How things have changed post NFP. The December nonfarm payrolls report showed that the U.S. economy added 223,000 jobs last month, slightly higher than the expected 200,000 jobs economists polled by the Dow Jones expected.
Markets reacted in a way which surprised traders. Instead of selling off due to strong labor markets which would lead to the Fed remaining hawkish (raising interest rates), stock markets popped hard.
The reason? Wages grew slower than anticipated, increasing 0.3% on the month where economists expected 0.4%. Believe it or not, but this 0.1% has got stock markets soaring. With wage growth slowing, the markets see this as a sign that inflation is turning.
“All investors care about is that the data suggests inflation is moving towards the Fed’s target,” said Michael Arone, chief investment strategist at State Street Global Advisors. “That’s all investors care about and average hourly earnings suggest inflation continues to slow. They are excited about that.”
And with the CPI chart above, investors and traders do have a point.
The big test will be this week’s CPI inflation data which will be released on Thursday January 12th 2022. Another data report coming in lower than expected will see markets continue this rally.
Markets are now betting on a Fed pivot. A pivot recently has been the Fed slowing the pace of rate hikes. It now seems that markets believe the Fed is near its terminal point, where they will pause raising rates. I say this because of the action in the bond markets:
Both the 2 year yield and the 10 year yield are dropping. And these are pretty big moves when it comes to the debt markets. Markets are now literally betting against the Fed. The last Fed press conference saw Powell say rates will head higher and stay high for a long time. The bond markets are saying something different.
This sets up a very interesting next few months. The Fed is expected to raise interest rates in February. 25 basis points is expected, but this could change to 50 if certain data prints don’t go the way the markets expect.

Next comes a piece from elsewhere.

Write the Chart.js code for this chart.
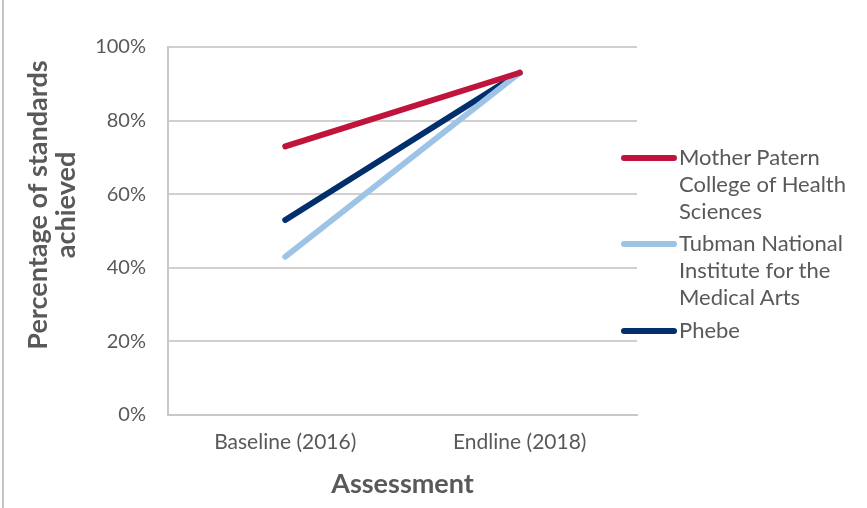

But the big factor remains Powell and the Fed. They have been adamant that interest rates will need to head higher and stay high for a long time. But the markets are saying something different. Will the Fed capitulate and follow the markets in order to prevent a major volatile move? Or will the Fed not care about the stock markets and continue their hawkish tone and remain the course, even if it means upsetting the markets and causing a major volatility move. Technically the Fed is not supposed to care about the action in the stock markets. Their dual mandate is to maximize employment and ensure stable prices. Or put it another way, keep inflation low. If the Fed adheres to this dual mandate, it shouldn’t come as a surprise if the Fed shuns market expectations.

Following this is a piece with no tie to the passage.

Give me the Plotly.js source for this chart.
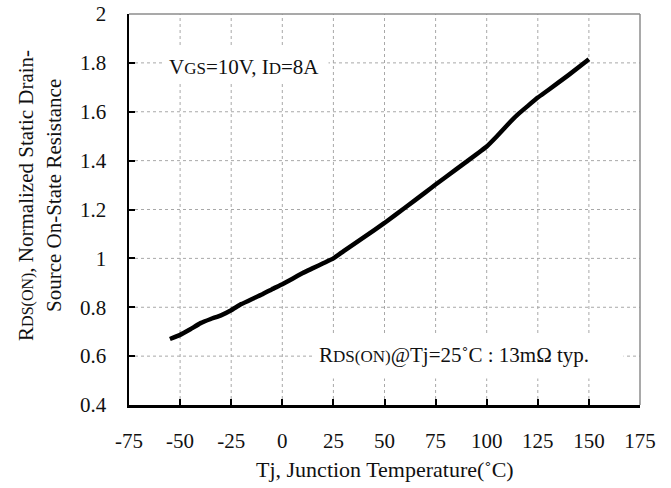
<!DOCTYPE html>
<html>
<head>
<meta charset="utf-8">
<script src="https://cdn.plot.ly/plotly-3.0.1.min.js"></script>
<style>html,body{margin:0;padding:0;background:#fff;}#chart{width:671px;height:488px;}</style>
</head>
<body>
<div id="chart"></div>
<script>
// Junction temperature (°C)
const tempC = [-55, -50, -45, -40, -35, -30, -25, -20, -15, -10, -5, 0, 5, 10, 15, 20, 25, 30, 40, 50, 60, 70, 75, 80, 90, 100, 105, 110, 115, 120, 125, 130, 140, 150];
// Normalized RDS(ON)
const rdsNorm = [0.670, 0.687, 0.710, 0.735, 0.752, 0.767, 0.788, 0.813, 0.833, 0.852, 0.874, 0.894, 0.917, 0.940, 0.960, 0.980, 1.000, 1.030, 1.087, 1.145, 1.207, 1.270, 1.302, 1.333, 1.395, 1.458, 1.500, 1.545, 1.587, 1.623, 1.658, 1.688, 1.750, 1.815];

const xTickVals = [-75, -50, -25, 0, 25, 50, 75, 100, 125, 150, 175];
const yTickVals = [0.4, 0.6, 0.8, 1, 1.2, 1.4, 1.6, 1.8, 2];
const xTickText = ["-75", "-50", "-25", "0", "25", "50", "75", "100", "125", "150", "175"];
const yTickText = ["0.4", "0.6", "0.8", "1", "1.2", "1.4", "1.6", "1.8", "2"];

const xTitle = "Tj, Junction Temperature(˚C)";
const yTitle = "R<span style=\"font-size:16px\">DS(ON)</span>, Normalized Static Drain-<br>Source On-State Resistance";
const note1 = "V<span style=\"font-size:17px\">GS</span>=10V, I<span style=\"font-size:17px\">D</span>=8A";
const note2 = "R<span style=\"font-size:17px\">DS(ON)</span>@Tj=25˚C : 13mΩ typ.";

const FONT = "Liberation Serif, Times New Roman, serif";

const xMin = xTickVals[0], xMax = xTickVals[xTickVals.length - 1];
const yMin = yTickVals[0], yMax = yTickVals[yTickVals.length - 1];

// Dotted gridlines at the interior tick positions, built from the tick arrays
const gridX = [], gridY = [];
xTickVals.slice(1, -1).forEach(v => { gridX.push(v, v, null); gridY.push(yMin, yMax, null); });
yTickVals.slice(1, -1).forEach(v => { gridX.push(xMin, xMax, null); gridY.push(v, v, null); });

const gridTrace = {
  x: gridX, y: gridY, type: "scatter", mode: "lines", connectgaps: false,
  line: {color: "#a8a8a8", width: 1, dash: "dot"}, hoverinfo: "skip"
};

const curve = {
  x: tempC, y: rdsNorm, type: "scatter", mode: "lines",
  line: {color: "#000", width: 4.5, shape: "spline", smoothing: 0.3},
  hoverinfo: "skip"
};

const layout = {
  width: 671, height: 488,
  margin: {l: 129, r: 31, t: 14, b: 83},
  showlegend: false,
  font: {family: FONT, size: 20, color: "#111"},
  xaxis: {
    range: [xMin, xMax], tickvals: xTickVals, ticktext: xTickText,
    showgrid: false, zeroline: false, showline: true, linecolor: "#000", linewidth: 2.5,
    ticks: "inside", ticklen: 6, tickwidth: 2, tickcolor: "#000",
    tickfont: {family: FONT, size: 21, color: "#111"}, ticklabelstandoff: 15,
    fixedrange: true
  },
  yaxis: {
    range: [yMin, yMax], tickvals: yTickVals, ticktext: yTickText,
    showgrid: false, zeroline: false, showline: true, linecolor: "#000", linewidth: 2.5,
    ticks: "inside", ticklen: 6, tickwidth: 2, tickcolor: "#000",
    tickfont: {family: FONT, size: 21, color: "#111"}, ticklabelstandoff: 16,
    fixedrange: true
  },
  shapes: [
    {type: "line", xref: "paper", yref: "paper", x0: 0, x1: 1, y0: 1, y1: 1, line: {color: "#8c8c8c", width: 1.5}, layer: "above"},
    {type: "line", xref: "paper", yref: "paper", x0: 1, x1: 1, y0: 0, y1: 1, line: {color: "#8c8c8c", width: 1.5}, layer: "above"}
  ],
  annotations: [
    // white backing boxes for the notes
    {text: " ", xref: "paper", yref: "paper", x: 0.230, y: 0.868, xanchor: "center", yanchor: "middle", showarrow: false, width: 163, height: 35, bgcolor: "#fff", borderpad: 0},
    {text: " ", xref: "paper", yref: "paper", x: 0.663, y: 0.124, xanchor: "center", yanchor: "middle", showarrow: false, width: 310, height: 43, bgcolor: "#fff", borderpad: 0},
    {text: note1, xref: "paper", yref: "paper", x: 0.225, y: 0.864, xanchor: "center", yanchor: "middle", showarrow: false, font: {family: FONT, size: 21, color: "#111"}},
    {text: note2, xref: "paper", yref: "paper", x: 0.636, y: 0.128, xanchor: "center", yanchor: "middle", showarrow: false, font: {family: FONT, size: 21, color: "#111"}},
    {text: xTitle, xref: "paper", yref: "paper", x: 0.50, y: -0.165, xanchor: "center", yanchor: "middle", showarrow: false, font: {family: FONT, size: 22, color: "#111"}},
    {text: yTitle, xref: "paper", yref: "paper", x: -0.174, y: 0.535, xanchor: "center", yanchor: "middle", textangle: -90, showarrow: false, font: {family: FONT, size: 21, color: "#111"}}
  ]
};

Plotly.newPlot("chart", [gridTrace, curve], layout, {staticPlot: true, displayModeBar: false});
</script>
</body>
</html>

It isn’t just the bond markets showing a market expectation of a Fed pivot, but the US dollar as well. The dollar is currently breaking below major support. A weaker dollar with falling bond yields is very stock market positive.
If the Fed surprises and maintains a hawkish tone, we would expect the dollar to reverse back to the upside.

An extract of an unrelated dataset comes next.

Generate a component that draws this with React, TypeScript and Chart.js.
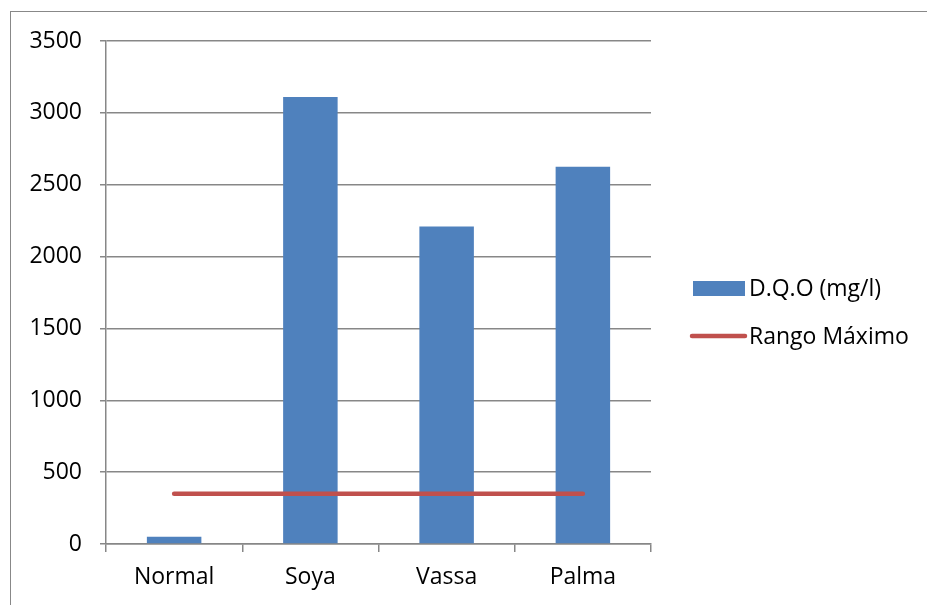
import React, { useEffect, useRef } from "react";
import { Chart, registerables } from "chart.js";

Chart.register(...registerables);

const categories = ["Normal", "Soya", "Vassa", "Palma"];
const dqoValues = [50, 3110, 2210, 2625];
const rangoMaximo = [350, 350, 350, 350];
const seriesNames = ["D.Q.O (mg/l)", "Rango Máximo"];
const yMin = 0;
const yMax = 3500;
const yStep = 500;

const BAR_COLOR = "#4F81BD";
const LINE_COLOR = "#C0504D";
const GRID_COLOR = "#878787";
const FONT = "'Open Sans', 'Noto Sans', sans-serif";

const legendPlugin = {
  id: "customLegend",
  afterDraw(chart: any) {
    const ctx = chart.ctx;
    ctx.save();
    ctx.font = `23px ${FONT}`;
    ctx.textBaseline = "middle";
    ctx.fillStyle = BAR_COLOR;
    ctx.fillRect(693, 281, 52, 15);
    ctx.fillStyle = "#000";
    ctx.fillText(seriesNames[0], 749, 289);
    ctx.strokeStyle = LINE_COLOR;
    ctx.lineWidth = 4.5;
    ctx.lineCap = "round";
    ctx.beginPath();
    ctx.moveTo(692, 336);
    ctx.lineTo(745, 336);
    ctx.stroke();
    ctx.fillText(seriesNames[1], 749, 337);
    ctx.restore();
  },
};

export default function App() {
  const ref = useRef<HTMLCanvasElement | null>(null);
  useEffect(() => {
    if (!ref.current) return;
    const chart = new Chart(ref.current, {
      type: "bar",
      data: {
        labels: categories,
        datasets: [
          {
            type: "line",
            label: seriesNames[1],
            data: rangoMaximo,
            borderColor: LINE_COLOR,
            backgroundColor: LINE_COLOR,
            borderWidth: 4.5,
            borderCapStyle: "round",
            pointRadius: 0,
            order: 0,
          } as any,
          {
            type: "bar",
            label: seriesNames[0],
            data: dqoValues,
            backgroundColor: BAR_COLOR,
            borderWidth: 0,
            barPercentage: 0.4,
            categoryPercentage: 1,
            order: 1,
          },
        ],
      },
      options: {
        responsive: false,
        animation: false,
        layout: { padding: { left: 10, right: 276, top: 41, bottom: 0 } },
        plugins: { legend: { display: false }, tooltip: { enabled: false } },
        scales: {
          x: {
            offset: true,
            grid: {
              offset: true,
              drawOnChartArea: false,
              drawTicks: true,
              tickLength: 8,
              color: GRID_COLOR,
              lineWidth: 1.5,
            },
            border: { display: true, color: GRID_COLOR, width: 1.5 },
            ticks: {
              color: "#000",
              font: { family: FONT, size: 23 },
              padding: 12,
              maxRotation: 0,
            },
            afterFit(scale: any) {
              scale.height = 61;
            },
          },
          y: {
            min: yMin,
            max: yMax,
            ticks: {
              stepSize: yStep,
              color: "#000",
              font: { family: FONT, size: 23 },
              padding: 18,
              callback: (v: any) => String(v),
            },
            grid: {
              color: GRID_COLOR,
              lineWidth: 1.5,
              tickLength: 6,
            },
            border: { display: true, color: GRID_COLOR, width: 1.5 },
            afterFit(scale: any) {
              scale.width = 96;
            },
          },
        },
      },
      plugins: [legendPlugin],
    });
    return () => chart.destroy();
  }, []);

  return (
    <div
      style={{
        position: "fixed",
        left: 0,
        top: 0,
        width: 927,
        height: 605,
        overflow: "hidden",
        background: "#fff",
      }}
    >
      <div
        style={{
          position: "absolute",
          left: 10,
          top: 11,
          width: 1000,
          height: 700,
          border: "1.5px solid #888",
        }}
      />
      <canvas
        ref={ref}
        width={927}
        height={605}
        style={{ position: "absolute", left: 0, top: 0, width: 927, height: 605 }}
      />
    </div>
  );
}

But currently, with the dollar dropping and yields dropping, it provides bullish set ups for US stock markets.
All US markets broke below their major support back in December 2022. However, holiday liquidity meant that there was no follow through. Instead, we ranged for weeks. Usually an indicator that markets are not going to sustain the breakdown (or breakout if to the upside) momentum.
The Dow Jones is the chart I highlight first because we actually closed above the 33,400 resistance zone on Friday. Technically, the threat of a downtrend with lower highs and lower lows is over. Now, it is all about taking out recent highs at 34,600.
The S&P 500 could be the second major US market to join in with the Dow Jones. A major recovery and close above a major resistance could be confirmed by the end of the trading day today. Watch for a strong close and break.
The Nasdaq still has some ways to go, but the set up is different. Tech stocks take the biggest hit when interest rates are rising or expected to rise. With yields dropping and a potential Fed pivot on the cards, the Nasdaq could be the one to provide big returns.
The Nasdaq was in a precarious zone as it was testing major support at around 10,650. In fact, we actually could have made new all time lows for the year 2022 right at the end of the year. But instead, we have ranged and are bouncing. Things are looking positive with even an engulfing candle printing at this major support. However, I still want to see the Nasdaq take out 11,600.
I can definitely see traders going long due to the engulfing candle and placing their stop loss below 10,666.
In summary, the dollar and yields falling are positive for stock markets. A bear trap has now turned into a bullish breakout as markets expect falling inflation to trigger a Fed pivot. However, it all comes down to the Fed and if they will maintain that rates will need to remain higher for longer. And if they will stay the course. Will the Fed listen to the markets? Or will they disappoint, triggering a major volatility move?